»»

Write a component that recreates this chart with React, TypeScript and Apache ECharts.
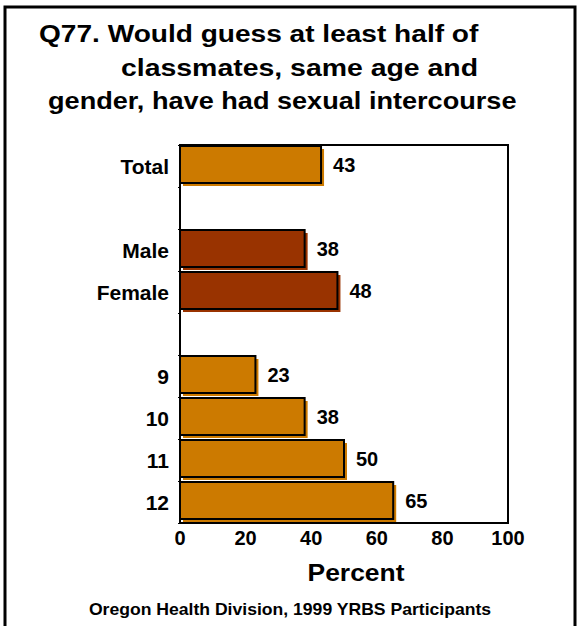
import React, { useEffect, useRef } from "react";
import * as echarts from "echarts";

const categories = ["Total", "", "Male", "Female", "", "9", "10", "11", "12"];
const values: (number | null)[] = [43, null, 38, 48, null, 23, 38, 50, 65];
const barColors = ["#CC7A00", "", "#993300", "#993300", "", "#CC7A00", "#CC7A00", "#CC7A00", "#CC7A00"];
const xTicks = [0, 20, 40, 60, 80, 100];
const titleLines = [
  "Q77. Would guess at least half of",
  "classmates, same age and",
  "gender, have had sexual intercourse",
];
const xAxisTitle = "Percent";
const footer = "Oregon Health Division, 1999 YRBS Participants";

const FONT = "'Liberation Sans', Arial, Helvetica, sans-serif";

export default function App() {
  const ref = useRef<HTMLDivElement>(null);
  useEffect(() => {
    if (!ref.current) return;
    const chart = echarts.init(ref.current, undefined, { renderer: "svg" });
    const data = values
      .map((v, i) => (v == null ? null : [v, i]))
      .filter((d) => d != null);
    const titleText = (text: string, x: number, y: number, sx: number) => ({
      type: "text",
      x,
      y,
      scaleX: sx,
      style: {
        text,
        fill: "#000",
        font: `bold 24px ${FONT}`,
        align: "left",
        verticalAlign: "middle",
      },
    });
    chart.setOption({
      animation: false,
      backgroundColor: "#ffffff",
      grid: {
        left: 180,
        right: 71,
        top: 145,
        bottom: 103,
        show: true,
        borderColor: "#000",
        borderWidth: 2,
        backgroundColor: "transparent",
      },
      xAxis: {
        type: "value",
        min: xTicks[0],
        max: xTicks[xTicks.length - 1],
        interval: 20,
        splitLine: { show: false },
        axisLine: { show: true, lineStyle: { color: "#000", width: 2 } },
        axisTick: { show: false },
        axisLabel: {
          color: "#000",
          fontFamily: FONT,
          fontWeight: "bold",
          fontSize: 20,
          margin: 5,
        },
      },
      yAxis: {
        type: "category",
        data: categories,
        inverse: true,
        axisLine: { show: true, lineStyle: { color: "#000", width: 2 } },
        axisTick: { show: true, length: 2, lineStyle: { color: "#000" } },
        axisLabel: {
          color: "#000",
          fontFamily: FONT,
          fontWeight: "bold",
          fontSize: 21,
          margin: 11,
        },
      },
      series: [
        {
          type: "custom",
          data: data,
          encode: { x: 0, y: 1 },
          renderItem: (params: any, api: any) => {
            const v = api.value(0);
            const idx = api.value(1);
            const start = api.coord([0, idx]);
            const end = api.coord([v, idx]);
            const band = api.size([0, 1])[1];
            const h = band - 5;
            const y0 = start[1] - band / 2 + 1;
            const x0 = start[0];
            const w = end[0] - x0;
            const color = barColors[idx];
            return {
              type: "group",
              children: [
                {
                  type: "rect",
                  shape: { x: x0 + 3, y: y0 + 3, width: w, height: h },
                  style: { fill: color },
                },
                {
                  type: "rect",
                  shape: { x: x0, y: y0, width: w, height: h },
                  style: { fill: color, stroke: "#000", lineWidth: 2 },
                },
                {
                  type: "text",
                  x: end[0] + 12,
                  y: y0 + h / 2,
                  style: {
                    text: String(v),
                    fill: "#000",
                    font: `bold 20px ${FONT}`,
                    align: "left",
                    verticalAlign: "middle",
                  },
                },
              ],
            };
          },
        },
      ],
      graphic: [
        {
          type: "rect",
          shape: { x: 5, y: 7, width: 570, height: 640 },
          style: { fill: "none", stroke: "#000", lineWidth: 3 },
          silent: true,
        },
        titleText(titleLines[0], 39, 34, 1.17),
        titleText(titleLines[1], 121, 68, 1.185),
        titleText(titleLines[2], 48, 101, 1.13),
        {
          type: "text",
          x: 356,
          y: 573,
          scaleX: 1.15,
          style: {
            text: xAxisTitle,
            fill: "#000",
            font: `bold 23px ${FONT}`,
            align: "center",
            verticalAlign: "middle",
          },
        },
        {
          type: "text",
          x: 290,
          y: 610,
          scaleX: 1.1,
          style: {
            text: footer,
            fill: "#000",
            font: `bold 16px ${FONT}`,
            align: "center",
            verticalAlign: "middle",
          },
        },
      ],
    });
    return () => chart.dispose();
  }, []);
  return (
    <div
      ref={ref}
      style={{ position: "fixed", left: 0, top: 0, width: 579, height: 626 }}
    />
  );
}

««
»»

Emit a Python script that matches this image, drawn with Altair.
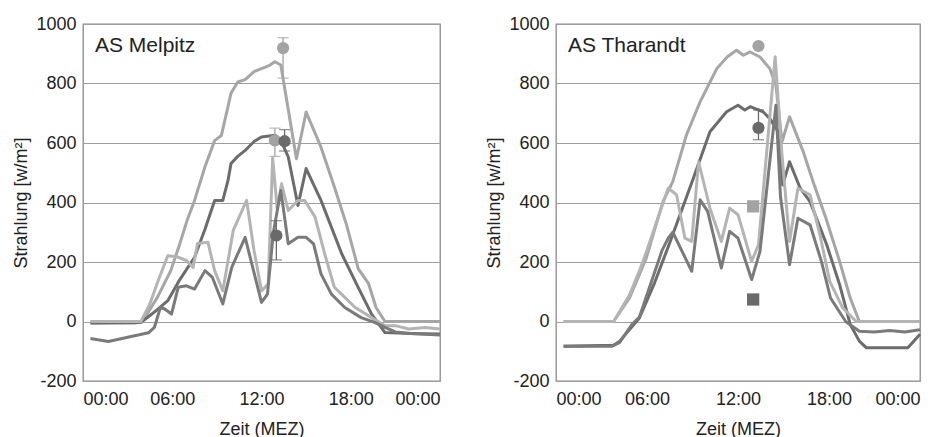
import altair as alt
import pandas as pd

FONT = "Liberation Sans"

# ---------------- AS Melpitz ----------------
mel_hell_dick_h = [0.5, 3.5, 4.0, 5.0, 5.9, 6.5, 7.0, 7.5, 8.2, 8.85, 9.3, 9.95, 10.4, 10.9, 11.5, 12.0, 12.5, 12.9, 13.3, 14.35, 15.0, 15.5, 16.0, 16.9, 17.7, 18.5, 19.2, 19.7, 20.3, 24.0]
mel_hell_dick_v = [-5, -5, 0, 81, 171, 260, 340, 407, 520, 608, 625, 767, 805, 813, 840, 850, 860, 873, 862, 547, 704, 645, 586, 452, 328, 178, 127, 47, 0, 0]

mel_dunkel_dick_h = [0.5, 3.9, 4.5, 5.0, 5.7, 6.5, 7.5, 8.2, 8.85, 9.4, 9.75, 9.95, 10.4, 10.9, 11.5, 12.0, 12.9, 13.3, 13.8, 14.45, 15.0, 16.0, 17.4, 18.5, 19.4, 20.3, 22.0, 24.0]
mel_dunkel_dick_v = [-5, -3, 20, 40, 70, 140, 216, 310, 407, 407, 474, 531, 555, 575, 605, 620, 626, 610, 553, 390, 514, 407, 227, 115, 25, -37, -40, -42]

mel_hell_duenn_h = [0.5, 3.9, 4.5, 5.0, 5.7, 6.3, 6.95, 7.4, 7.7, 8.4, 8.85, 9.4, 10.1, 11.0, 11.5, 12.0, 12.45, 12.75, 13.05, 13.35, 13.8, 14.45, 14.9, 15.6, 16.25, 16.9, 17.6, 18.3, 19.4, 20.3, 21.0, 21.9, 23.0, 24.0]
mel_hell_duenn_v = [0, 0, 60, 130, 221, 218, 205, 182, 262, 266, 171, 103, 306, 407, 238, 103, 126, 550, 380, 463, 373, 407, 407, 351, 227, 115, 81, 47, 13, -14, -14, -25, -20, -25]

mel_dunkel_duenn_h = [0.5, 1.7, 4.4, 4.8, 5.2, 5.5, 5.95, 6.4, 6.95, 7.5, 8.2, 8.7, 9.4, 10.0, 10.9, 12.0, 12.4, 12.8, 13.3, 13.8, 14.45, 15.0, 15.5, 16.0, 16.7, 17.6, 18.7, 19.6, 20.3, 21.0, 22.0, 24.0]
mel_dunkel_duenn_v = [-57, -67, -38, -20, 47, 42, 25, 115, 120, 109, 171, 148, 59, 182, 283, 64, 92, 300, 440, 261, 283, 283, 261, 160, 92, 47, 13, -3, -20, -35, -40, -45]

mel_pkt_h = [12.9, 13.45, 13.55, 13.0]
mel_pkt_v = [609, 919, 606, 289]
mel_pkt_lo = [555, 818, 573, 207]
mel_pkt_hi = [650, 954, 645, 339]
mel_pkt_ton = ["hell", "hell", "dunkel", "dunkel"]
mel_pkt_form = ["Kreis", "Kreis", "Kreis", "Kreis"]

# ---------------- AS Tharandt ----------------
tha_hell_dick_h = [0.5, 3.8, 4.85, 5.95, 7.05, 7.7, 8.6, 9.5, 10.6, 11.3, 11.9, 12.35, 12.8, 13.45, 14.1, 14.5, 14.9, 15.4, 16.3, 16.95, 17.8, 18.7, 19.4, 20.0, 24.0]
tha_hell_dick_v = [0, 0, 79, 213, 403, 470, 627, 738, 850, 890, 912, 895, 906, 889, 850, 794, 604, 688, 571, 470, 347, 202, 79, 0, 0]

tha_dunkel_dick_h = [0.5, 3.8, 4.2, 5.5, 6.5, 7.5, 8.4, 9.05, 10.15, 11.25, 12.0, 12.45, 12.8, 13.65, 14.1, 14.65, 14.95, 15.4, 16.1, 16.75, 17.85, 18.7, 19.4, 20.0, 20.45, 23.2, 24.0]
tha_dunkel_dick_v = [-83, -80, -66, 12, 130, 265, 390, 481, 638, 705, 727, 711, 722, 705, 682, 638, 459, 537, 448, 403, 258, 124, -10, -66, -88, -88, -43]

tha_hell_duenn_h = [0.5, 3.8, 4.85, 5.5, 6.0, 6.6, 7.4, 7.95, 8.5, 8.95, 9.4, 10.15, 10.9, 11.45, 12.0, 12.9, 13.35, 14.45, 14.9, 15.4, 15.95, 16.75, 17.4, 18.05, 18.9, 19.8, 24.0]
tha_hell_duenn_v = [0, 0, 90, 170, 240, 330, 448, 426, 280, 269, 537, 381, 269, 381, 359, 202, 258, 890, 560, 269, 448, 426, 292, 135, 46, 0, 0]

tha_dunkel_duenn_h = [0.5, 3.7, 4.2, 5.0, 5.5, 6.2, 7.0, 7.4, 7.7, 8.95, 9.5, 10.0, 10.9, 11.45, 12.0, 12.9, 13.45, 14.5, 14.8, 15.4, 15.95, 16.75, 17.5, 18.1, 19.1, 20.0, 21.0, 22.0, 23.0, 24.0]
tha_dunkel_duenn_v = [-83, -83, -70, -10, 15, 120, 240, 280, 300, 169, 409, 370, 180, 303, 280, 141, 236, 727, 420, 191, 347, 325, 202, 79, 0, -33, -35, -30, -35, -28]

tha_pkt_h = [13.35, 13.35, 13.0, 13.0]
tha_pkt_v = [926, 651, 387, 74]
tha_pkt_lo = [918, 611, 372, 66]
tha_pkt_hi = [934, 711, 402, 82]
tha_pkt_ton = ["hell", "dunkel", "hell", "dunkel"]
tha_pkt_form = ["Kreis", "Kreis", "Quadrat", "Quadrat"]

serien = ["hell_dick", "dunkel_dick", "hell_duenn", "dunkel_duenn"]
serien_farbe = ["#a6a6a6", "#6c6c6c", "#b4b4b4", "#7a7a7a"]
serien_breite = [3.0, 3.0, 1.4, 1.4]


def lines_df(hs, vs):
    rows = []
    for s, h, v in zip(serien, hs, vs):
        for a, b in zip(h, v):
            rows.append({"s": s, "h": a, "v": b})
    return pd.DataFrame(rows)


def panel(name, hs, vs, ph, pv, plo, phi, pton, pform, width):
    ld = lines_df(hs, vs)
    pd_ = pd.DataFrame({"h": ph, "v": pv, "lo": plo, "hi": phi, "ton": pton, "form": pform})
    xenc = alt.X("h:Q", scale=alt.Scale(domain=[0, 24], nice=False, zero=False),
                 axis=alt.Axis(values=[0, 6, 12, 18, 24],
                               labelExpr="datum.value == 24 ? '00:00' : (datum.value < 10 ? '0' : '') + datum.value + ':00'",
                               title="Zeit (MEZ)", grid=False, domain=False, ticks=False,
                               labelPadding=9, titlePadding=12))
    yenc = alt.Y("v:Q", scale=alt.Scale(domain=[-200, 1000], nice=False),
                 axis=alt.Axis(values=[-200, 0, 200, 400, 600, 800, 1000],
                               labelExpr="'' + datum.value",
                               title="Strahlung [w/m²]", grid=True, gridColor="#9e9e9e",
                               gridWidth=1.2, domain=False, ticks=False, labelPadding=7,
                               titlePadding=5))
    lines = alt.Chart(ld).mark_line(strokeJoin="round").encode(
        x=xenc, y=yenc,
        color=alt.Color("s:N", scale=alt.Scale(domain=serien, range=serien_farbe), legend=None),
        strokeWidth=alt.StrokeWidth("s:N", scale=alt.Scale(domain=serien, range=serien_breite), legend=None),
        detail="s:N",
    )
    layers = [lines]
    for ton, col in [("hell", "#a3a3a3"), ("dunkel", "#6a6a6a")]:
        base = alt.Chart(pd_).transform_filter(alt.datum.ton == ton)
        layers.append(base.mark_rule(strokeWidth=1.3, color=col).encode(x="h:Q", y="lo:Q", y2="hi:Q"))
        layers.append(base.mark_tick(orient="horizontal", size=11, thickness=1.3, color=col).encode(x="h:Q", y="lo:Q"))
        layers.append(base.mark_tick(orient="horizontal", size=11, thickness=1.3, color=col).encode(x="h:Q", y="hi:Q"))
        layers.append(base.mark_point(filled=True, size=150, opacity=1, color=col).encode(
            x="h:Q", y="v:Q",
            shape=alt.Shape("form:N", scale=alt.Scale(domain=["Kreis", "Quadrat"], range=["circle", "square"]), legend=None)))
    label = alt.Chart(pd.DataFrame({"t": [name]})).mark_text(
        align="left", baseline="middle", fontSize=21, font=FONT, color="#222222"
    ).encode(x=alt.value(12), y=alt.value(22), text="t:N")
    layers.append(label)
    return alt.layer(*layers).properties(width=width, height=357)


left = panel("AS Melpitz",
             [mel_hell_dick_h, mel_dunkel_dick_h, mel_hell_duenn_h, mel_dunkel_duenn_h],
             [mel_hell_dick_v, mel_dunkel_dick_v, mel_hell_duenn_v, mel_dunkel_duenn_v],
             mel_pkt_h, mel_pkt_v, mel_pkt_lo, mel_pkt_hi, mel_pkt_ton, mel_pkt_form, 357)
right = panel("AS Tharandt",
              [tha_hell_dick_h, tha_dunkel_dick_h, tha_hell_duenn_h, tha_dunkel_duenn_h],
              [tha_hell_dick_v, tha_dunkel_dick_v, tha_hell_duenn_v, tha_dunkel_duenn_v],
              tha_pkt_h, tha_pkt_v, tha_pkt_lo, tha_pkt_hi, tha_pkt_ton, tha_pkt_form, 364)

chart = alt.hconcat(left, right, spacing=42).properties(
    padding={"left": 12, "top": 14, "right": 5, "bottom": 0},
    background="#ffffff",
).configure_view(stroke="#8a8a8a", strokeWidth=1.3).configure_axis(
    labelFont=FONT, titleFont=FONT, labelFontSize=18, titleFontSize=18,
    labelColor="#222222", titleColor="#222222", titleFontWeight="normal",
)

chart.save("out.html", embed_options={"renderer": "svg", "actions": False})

««

### WHAT YOU SHOULD DO
Each line that has the word "this" should be copied.

### RESULT OF THE TASK
Write a component that recreates this chart with React, TypeScript and Apache ECharts.
Emit a Python script that matches this image, drawn with Altair.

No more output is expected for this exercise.